First-time buyer mortgages hit highest level since June 2017

Christina Hoghton
Written By:
Christina Hoghton
Posted:
Updated:
27/02/2024

As landlords shy away from buying more properties, first-time buyers are making their move

The number of first-time buyer mortgages completed in August rose by 2% to 35,500 from 34,800 in the same month a year earlier, reaching its highest level since June 2017, data has shown.

New lending to first-time buyers in the month stood at £6.1bn, 5.2% more year-on-year compared to £5.8bn in August 2017, according to the latest figures released by UK Finance.

However, new homeowner mortgages completed in August fell by 2.3% to 38,000 from 38,900 in the same month a year earlier.
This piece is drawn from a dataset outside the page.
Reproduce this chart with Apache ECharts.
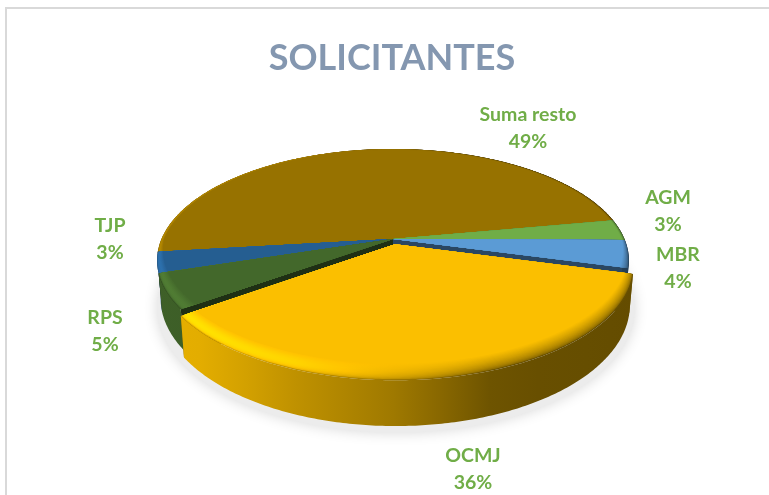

The £8.5bn of new lending in the month was the same year-on-year.

Remortgages dip

The number of new homeowner remortgages completed in August dipped by 0.3% to 37,100 from 37,200, standing at the same value year-on-year of £6.5bn.

New buy-to-let home purchase mortgages completed in August fell by 13% to 6,000 from 6,900 in the same month a year earlier. By value this was £0.8bn of lending in the month, 20% down year-on-year.

New buy-to-let remortgages completed in the month increased by 4.5% to 13,800 from 13,200 in August 2017. By value this was £2.2bn of lending in the month, 4.8% more year-on-year.

Jackie Bennett, director of mortgages at UK Finance, said that house purchase completions remain stable, driven by the number of first-time buyers, which reached its highest monthly level since June 2017.

She added: “Buy-to-let remortgaging saw relatively strong growth in August, due in part to the number of two-year fixed deals coming to an end. This suggests that while new purchases in the buy-to-let market continue to be impacted by recent tax and regulatory changes, many existing landlords remain committed to the market.

“However, the homeowner remortgaging market has softened slightly, reflecting the many borrowers who had already locked into attractive deals in the months preceding the Bank of England’s base rate rise.”